By Sarah Hall
Editor
Kids at Gillette Road Middle School will have more of an opportunity to be heard in the 2018-19 school year. Principal Chris Leahey is forming a new Principal’s Cabinet, which will give students face time with him to raise any schoolwide issues they’d like addressed.
“It’s to really listen to students,” Leahey said. “It could be anything from concerns with bullying, with the use of technology, with programming, school lunches, any of those things. Not necessarily negative stuff, not necessarily positives. It could be one or the other.”
Leahey said he wanted to be able to directly interface with his students, but he also wanted to give them a chance to take on more authority within the school.
‘[I wanted] to challenge them to kind of take a leadership role in the building and see what we can create together, what kind of projects we could do,” he said. “We’ll really be geared on improving the building, strengthening our community and supporting each other, making Gillette a great place to be.”

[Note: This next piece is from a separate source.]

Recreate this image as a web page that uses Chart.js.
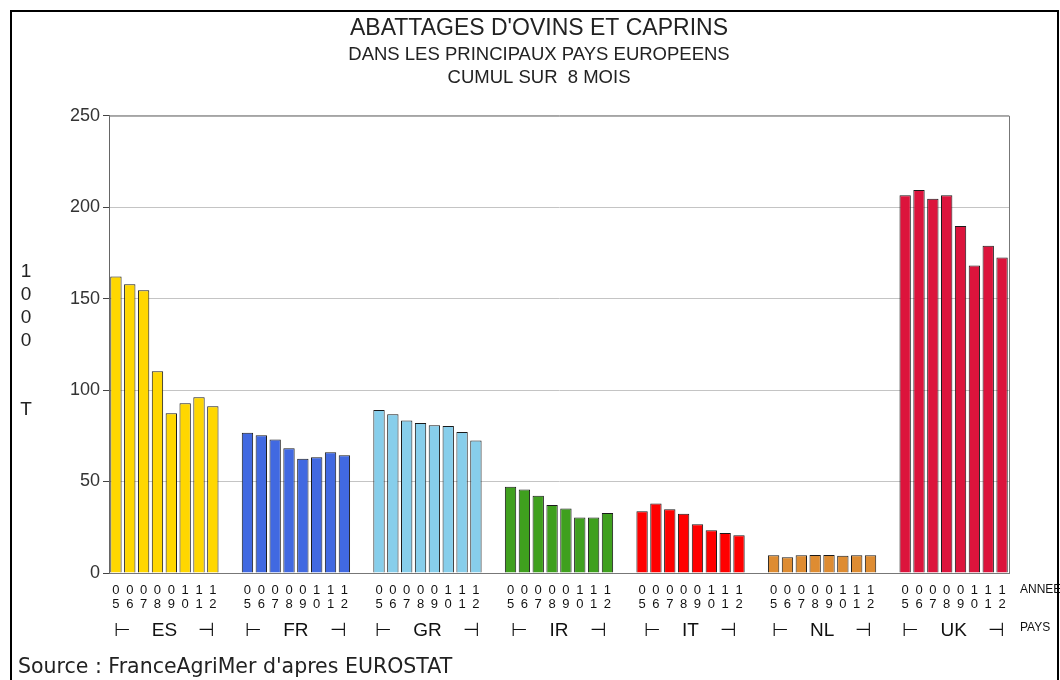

Leahey said he’s hoping kids will come to him with their ideas about what’s working at Gillette, as well as what’s not. If they have a program they’d like to implement, he’ll help them through the process of doing so.
“For example, we had a student last year and they wanted to do a homework club. So I had them make a proposal, we discussed the proposal, and then we talked about some of the tangibles,” he said. “When is this going to happen? Who’s going to sponsor this, in terms of an adult? Where is it going to happen? How do we solicit students who are interested? How do we determine who’s a good fit for this program?”
Leahey said similar proposals this year would go before the building planning team and even the board of education, if they’re found to be workable for the school.
“I think the idea is for them to get some experience of how to create positive change,” he said.
Leahey said he’s looking to recruit about 15 students from each grade level, so a total of 45 kids. He said the first meeting will be in late September, with future meetings once a month. He’s hopeful that giving kids the tools to do something positive will give them not only leadership skills, but pride in their work — and a positive outlook that they can carry forward.
“Sometimes, I think we live in a climate where people give up and they become cynical, or people become more critical and negative. When there’s opportunities there, we just don’t always walk through. We don’t take the time to really walk through the processes in the avenues that are available to us to create something new,” he said. ‘So that’s my hope for these students, is that we can do that together and then they can create a program that has a positive impact on the building and supports their peers, and be proud of that.”